Motorola, was looking to find some semblance of order for the group with the merger discussions it held with German conglomerate Siemens AG in October last year. Siemens, as a giant conglomerate, has actually managed to restructure itself into a relatively well-ordered, profitable group.

Motorola's management, on the other hand, seem to completely restructure the operations of the enormous conglomerate every year, which always seems to make a massive loss somewhere in the business. In 2001, for example, the company reported a $3.9bn loss on sales down 20.1% at $30bn, a performance the company blamed on the twin downturns in the semiconductor and telecommunications industries. Overall Motorola's wireless networks business lost $1.4bn in 2001, on sales of $6.5bn.

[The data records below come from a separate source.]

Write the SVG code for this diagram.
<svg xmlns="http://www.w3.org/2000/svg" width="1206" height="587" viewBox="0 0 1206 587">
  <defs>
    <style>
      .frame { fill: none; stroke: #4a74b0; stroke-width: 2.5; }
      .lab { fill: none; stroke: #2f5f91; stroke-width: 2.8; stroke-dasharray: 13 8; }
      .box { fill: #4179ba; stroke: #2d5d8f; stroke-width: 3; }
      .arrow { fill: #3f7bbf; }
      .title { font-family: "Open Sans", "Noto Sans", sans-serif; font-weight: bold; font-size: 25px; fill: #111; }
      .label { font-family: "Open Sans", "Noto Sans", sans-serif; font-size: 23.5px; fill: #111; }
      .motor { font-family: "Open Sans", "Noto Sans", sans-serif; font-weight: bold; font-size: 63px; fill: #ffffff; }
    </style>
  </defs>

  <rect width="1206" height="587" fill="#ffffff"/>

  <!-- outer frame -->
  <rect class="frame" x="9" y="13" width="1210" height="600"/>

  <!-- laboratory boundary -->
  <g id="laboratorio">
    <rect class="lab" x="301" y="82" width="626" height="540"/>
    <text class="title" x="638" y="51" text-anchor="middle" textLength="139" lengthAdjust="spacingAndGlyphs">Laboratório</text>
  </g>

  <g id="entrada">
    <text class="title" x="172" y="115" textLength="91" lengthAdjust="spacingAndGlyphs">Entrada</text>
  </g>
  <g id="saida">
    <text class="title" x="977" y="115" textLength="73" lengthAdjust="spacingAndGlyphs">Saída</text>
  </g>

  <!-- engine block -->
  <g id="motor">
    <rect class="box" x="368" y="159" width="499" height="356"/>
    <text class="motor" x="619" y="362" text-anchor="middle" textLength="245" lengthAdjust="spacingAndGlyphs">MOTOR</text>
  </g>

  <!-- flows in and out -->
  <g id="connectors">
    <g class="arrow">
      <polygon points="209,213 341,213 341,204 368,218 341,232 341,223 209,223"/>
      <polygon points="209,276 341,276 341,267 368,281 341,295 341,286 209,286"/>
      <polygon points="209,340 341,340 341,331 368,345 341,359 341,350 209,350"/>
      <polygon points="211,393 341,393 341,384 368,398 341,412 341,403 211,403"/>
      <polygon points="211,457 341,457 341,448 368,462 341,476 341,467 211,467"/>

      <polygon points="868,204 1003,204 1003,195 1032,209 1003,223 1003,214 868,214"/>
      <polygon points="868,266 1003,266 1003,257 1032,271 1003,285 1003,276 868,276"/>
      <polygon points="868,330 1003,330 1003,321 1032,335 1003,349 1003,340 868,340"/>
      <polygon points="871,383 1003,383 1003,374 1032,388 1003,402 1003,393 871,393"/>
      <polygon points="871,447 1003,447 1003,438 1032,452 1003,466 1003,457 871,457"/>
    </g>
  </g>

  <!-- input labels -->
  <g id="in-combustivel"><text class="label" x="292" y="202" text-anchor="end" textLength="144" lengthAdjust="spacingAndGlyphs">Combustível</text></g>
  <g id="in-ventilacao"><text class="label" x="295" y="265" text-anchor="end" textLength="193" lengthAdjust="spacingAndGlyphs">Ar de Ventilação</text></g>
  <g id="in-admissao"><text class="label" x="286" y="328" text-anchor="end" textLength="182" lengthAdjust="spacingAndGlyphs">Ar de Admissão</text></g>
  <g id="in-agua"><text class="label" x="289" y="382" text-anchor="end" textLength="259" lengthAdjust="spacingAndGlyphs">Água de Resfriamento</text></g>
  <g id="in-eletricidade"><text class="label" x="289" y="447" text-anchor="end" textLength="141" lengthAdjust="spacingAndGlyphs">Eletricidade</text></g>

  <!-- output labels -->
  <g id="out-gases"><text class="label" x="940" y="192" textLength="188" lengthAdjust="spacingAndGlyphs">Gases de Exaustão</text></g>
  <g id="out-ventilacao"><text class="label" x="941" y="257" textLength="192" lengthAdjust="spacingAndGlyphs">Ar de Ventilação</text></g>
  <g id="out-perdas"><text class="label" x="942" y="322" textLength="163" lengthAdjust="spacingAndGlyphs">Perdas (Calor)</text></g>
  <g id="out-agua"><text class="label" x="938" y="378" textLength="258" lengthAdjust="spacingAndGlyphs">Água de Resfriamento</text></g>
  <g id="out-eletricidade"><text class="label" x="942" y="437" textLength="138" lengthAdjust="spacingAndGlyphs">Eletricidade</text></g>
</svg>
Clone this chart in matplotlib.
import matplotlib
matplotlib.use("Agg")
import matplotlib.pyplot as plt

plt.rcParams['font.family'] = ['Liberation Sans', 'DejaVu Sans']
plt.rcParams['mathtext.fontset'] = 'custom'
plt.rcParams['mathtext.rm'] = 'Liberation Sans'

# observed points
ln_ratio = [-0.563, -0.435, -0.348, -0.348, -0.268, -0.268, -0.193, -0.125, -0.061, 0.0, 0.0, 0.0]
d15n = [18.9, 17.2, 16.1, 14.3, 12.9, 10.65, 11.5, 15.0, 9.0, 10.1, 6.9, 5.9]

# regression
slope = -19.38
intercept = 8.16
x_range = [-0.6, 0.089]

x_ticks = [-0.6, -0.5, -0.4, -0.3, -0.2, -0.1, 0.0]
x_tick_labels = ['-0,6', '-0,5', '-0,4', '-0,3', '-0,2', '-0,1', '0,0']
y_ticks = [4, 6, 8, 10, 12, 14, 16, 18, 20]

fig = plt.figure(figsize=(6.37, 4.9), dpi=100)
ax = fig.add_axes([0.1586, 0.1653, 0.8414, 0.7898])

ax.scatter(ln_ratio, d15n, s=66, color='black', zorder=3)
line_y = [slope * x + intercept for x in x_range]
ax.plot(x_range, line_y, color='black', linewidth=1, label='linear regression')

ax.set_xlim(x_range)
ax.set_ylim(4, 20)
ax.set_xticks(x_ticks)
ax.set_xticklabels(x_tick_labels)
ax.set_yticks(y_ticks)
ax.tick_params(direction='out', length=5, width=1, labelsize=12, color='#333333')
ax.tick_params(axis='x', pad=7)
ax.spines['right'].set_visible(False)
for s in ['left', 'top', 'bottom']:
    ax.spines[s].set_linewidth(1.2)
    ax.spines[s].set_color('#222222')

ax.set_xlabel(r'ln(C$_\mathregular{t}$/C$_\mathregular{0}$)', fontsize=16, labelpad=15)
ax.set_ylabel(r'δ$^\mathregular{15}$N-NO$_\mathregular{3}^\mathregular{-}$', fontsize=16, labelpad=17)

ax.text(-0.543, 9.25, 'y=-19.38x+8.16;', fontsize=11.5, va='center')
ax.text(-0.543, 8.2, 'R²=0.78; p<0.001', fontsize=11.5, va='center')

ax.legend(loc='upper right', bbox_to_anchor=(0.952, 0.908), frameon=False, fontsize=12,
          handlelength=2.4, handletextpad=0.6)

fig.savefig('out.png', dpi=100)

Motorola's wireless equipment division could have a hidden financial timebomb, in terms of the vendor finance it has given out to operators across the world, including the $2bn it gave to Turkish mobile operator Telsim Mobil Telekomunikasyon Hizmetleri AS, which it is currently trying to recover in a New York court. Nortel's precarious finances could also make any deal more difficult. The company's debt is rated at one notch above junk, and its shares have fallen to a seven-year low.